“If we can get better advance notice, it will be helpful in our efforts to communicate with the neighbors who live nearby,” said Dan Feger, executive director of the airport authority. “These operators have already demonstrated their willingness to observe our safety requirements by avoiding arrivals and departures on taxiways, and we hope they will be receptive to letting us know as a matter of course when they wish to come to the airport for pilot training.”
Briles became the third Van Nuys-based helicopter operator since 2005 to execute a Burbank operating agreement, which restricts helicopter pilots from operating within 200 feet of light aircraft.
The pilots must also make their approach to, and/or land on, a runway rather than a taxiway.
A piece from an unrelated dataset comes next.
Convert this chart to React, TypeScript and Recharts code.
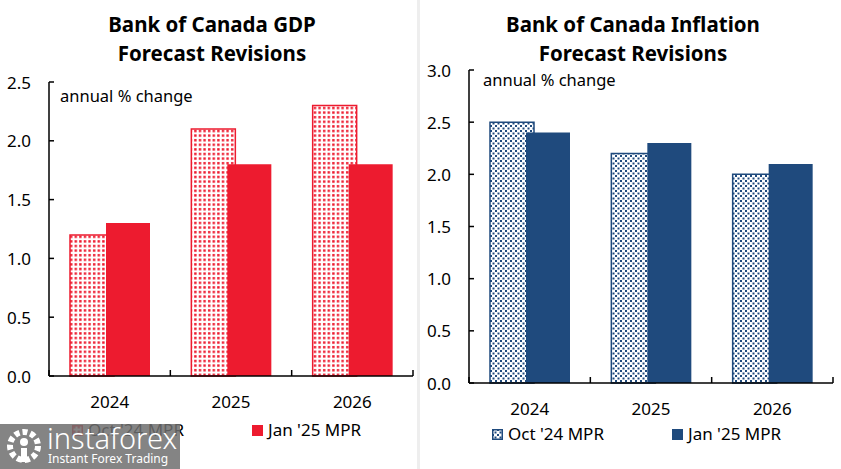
import React from 'react';
import { BarChart, Bar, XAxis, YAxis } from 'recharts';

const years = ['2024', '2025', '2026'];
const gdpOct = [1.2, 2.1, 2.3];
const gdpJan = [1.3, 1.8, 1.8];
const infOct = [2.5, 2.2, 2.0];
const infJan = [2.4, 2.3, 2.1];
const gdpTicks = [0, 0.5, 1.0, 1.5, 2.0, 2.5];
const infTicks = [0, 0.5, 1.0, 1.5, 2.0, 2.5, 3.0];
const seriesNames = ["Oct '24 MPR", "Jan '25 MPR"];
const gdpTitle = ['Bank of Canada GDP', 'Forecast Revisions'];
const infTitle = ['Bank of Canada Inflation', 'Forecast Revisions'];
const unitLabel = 'annual % change';

const RED = '#ED1B2F';
const BLUE = '#1F4A7D';
const FONT = "'Noto Sans', sans-serif";

const gdpData = years.map((y, i) => ({ year: y, oct: gdpOct[i], jan: gdpJan[i] }));
const infData = years.map((y, i) => ({ year: y, oct: infOct[i], jan: infJan[i] }));

const makeXTick = (halfBand: number, count: number, labelDy: number) => (props: any) => {
  const { x, y, payload, index } = props;
  return (
    <g>
      <line x1={x - halfBand} x2={x - halfBand} y1={y} y2={y - 6} stroke="#000" strokeWidth={1.5} />
      {index === count - 1 && (
        <line x1={x + halfBand} x2={x + halfBand} y1={y} y2={y - 6} stroke="#000" strokeWidth={1.5} />
      )}
      <text x={x} y={y + labelDy} textAnchor="middle" dominantBaseline="central" fontSize={17} fontFamily={FONT} fill="#000">
        {payload.value}
      </text>
    </g>
  );
};

const YTick = (props: any) => {
  const { x, y, payload } = props;
  return (
    <g>
      <line x1={x} x2={x + 5} y1={y} y2={y} stroke="#000" strokeWidth={1.5} />
      <text x={x - 18} y={y} textAnchor="end" dominantBaseline="central" fontSize={17} fontFamily={FONT} fill="#000">
        {Number(payload.value).toFixed(1)}
      </text>
    </g>
  );
};

type PanelProps = {
  left: number;
  width: number;
  data: any[];
  ticks: number[];
  domainMax: number;
  top: number;
  bottom: number;
  right: number;
  color: string;
  patternId: string;
  pattern: React.ReactNode;
};

const Y_W = 49;

const Panel = ({ left, width, data, ticks, domainMax, top, bottom, right, color, patternId, pattern }: PanelProps) => {
  const plotW = width - Y_W - right;
  const half = plotW / years.length / 2;
  return (
    <div style={{ position: 'absolute', left, top: 0 }}>
      <BarChart
        width={width}
        height={469}
        data={data}
        margin={{ top, right, bottom: bottom - 30, left: 0 }}
        barSize={44}
        barGap={-8}
      >
        <defs>{pattern}</defs>
        <XAxis
          dataKey="year"
          height={30}
          axisLine={{ stroke: '#000', strokeWidth: 1.5 }}
          tickLine={false}
          tickSize={0}
          tickMargin={0}
          interval={0}
          tick={makeXTick(half, years.length, 25)}
        />
        <YAxis
          width={Y_W}
          domain={[0, domainMax]}
          ticks={ticks}
          interval={0}
          axisLine={{ stroke: '#000', strokeWidth: 1.5 }}
          tickLine={false}
          tickSize={0}
          tickMargin={0}
          tick={<YTick />}
        />
        <Bar dataKey="oct" fill={`url(#${patternId})`} stroke={color} strokeWidth={1.5} isAnimationActive={false} />
        <Bar dataKey="jan" fill={color} isAnimationActive={false} />
      </BarChart>
    </div>
  );
};

const dotPattern = (id: string) => (
  <pattern id={id} width={4.6} height={4.6} patternUnits="userSpaceOnUse">
    <rect width={4.6} height={4.6} fill="#fff" />
    <rect x={1} y={1} width={2.4} height={2.4} fill={RED} />
  </pattern>
);

const checkPattern = (id: string) => (
  <pattern id={id} width={5} height={5} patternUnits="userSpaceOnUse">
    <rect width={5} height={5} fill="#fff" />
    <rect x={0} y={0} width={2} height={2} fill={BLUE} />
    <rect x={2.5} y={2.5} width={2} height={2} fill={BLUE} />
  </pattern>
);

const Swatch = ({ color, patterned, kind, id }: { color: string; patterned: boolean; kind: 'dot' | 'check'; id: string }) => (
  <svg width={11} height={11} style={{ display: 'block' }}>
    {patterned && <defs>{kind === 'dot' ? dotPattern(id) : checkPattern(id)}</defs>}
    <rect x={0.75} y={0.75} width={9.5} height={9.5} fill={patterned ? `url(#${id})` : color} stroke={color} strokeWidth={1.5} />
  </svg>
);

const LegendRow = ({ top, x1, x2, color, kind, idp }: { top: number; x1: number; x2: number; color: string; kind: 'dot' | 'check'; idp: string }) => (
  <>
    {[x1, x2].map((x, i) => (
      <div key={i} style={{ position: 'absolute', left: x, top, display: 'flex', alignItems: 'center', gap: 5, fontFamily: FONT, fontSize: 17, lineHeight: '20px', color: '#000', whiteSpace: 'nowrap' }}>
        <Swatch color={color} patterned={i === 0} kind={kind} id={`${idp}-${i}`} />
        <span>{seriesNames[i]}</span>
      </div>
    ))}
  </>
);

const Title = ({ lines, cx }: { lines: string[]; cx: number }) => (
  <div style={{ position: 'absolute', left: cx - 200, width: 400, top: 10, textAlign: 'center', fontFamily: FONT, fontWeight: 700, fontSize: 20.5, lineHeight: '29px', color: '#000' }}>
    {lines.map((l, i) => (
      <div key={i}>{l}</div>
    ))}
  </div>
);

export default function App() {
  return (
    <div style={{ position: 'absolute', left: 0, top: 0, width: 841, height: 469, background: '#fff', overflow: 'hidden' }}>
      <div style={{ position: 'absolute', left: 417, top: 0, width: 3, height: 469, background: '#eeeeee' }} />
      <Title lines={gdpTitle} cx={212} />
      <Title lines={infTitle} cx={633} />
      <div style={{ position: 'absolute', left: 60, top: 86, fontFamily: FONT, fontSize: 16.5, lineHeight: '20px' }}>{unitLabel}</div>
      <div style={{ position: 'absolute', left: 483, top: 70, fontFamily: FONT, fontSize: 16.5, lineHeight: '20px' }}>{unitLabel}</div>
      <Panel left={0} width={418} data={gdpData} ticks={gdpTicks} domainMax={2.5} top={82} bottom={93} right={5}
        color={RED} patternId="gdpPat" pattern={dotPattern('gdpPat')} />
      <Panel left={420} width={421} data={infData} ticks={infTicks} domainMax={3.0} top={70} bottom={86} right={8}
        color={BLUE} patternId="infPat" pattern={checkPattern('infPat')} />
      <LegendRow top={420} x1={72} x2={252} color={RED} kind="dot" idp="lg" />
      <LegendRow top={424} x1={492} x2={672} color={BLUE} kind="check" idp="li" />
      <div style={{ position: 'absolute', left: 0, top: 424, width: 180, height: 45, background: 'rgba(110,110,110,0.85)' }}>
        <svg width={40} height={40} style={{ position: 'absolute', left: 5, top: 3 }}>
          <circle cx={19} cy={19} r={14} fill="none" stroke="#fff" strokeWidth={6} strokeDasharray="5 3" />
          <circle cx={19} cy={15} r={4} fill="#fff" />
          <rect x={16} y={21} width={6} height={14} fill="#fff" />
        </svg>
        <div style={{ position: 'absolute', left: 47, top: -3, color: '#fff', fontFamily: FONT, fontWeight: 300, fontSize: 29, lineHeight: '34px' }}>instaforex</div>
        <div style={{ position: 'absolute', left: 48, top: 28, color: '#fff', fontFamily: FONT, fontSize: 12, lineHeight: '14px' }}>Instant Forex Trading</div>
      </div>
    </div>
  );
}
Van Nuys-based Helicopter operators have come to Bob Hope Airport in recent years to conduct “touch-and-go” flight training, a maneuver prohibited in Van Nuys.
Commissioners at the meeting Monday expressed concerns over noise associated with the helicopter training flights, but officials advised them that federal requirements mandated the authority to grant access to the airport.
Van Nuys Airport officials approved the limits before a federal law in 1990 prevented new airport restrictions on aircraft operations.
As an alternative, commissioners directed officials to seek agreements that notify the airport when helicopter operators intend to bring pilots to conduct “repetitive ‘touch and go’ training operations.”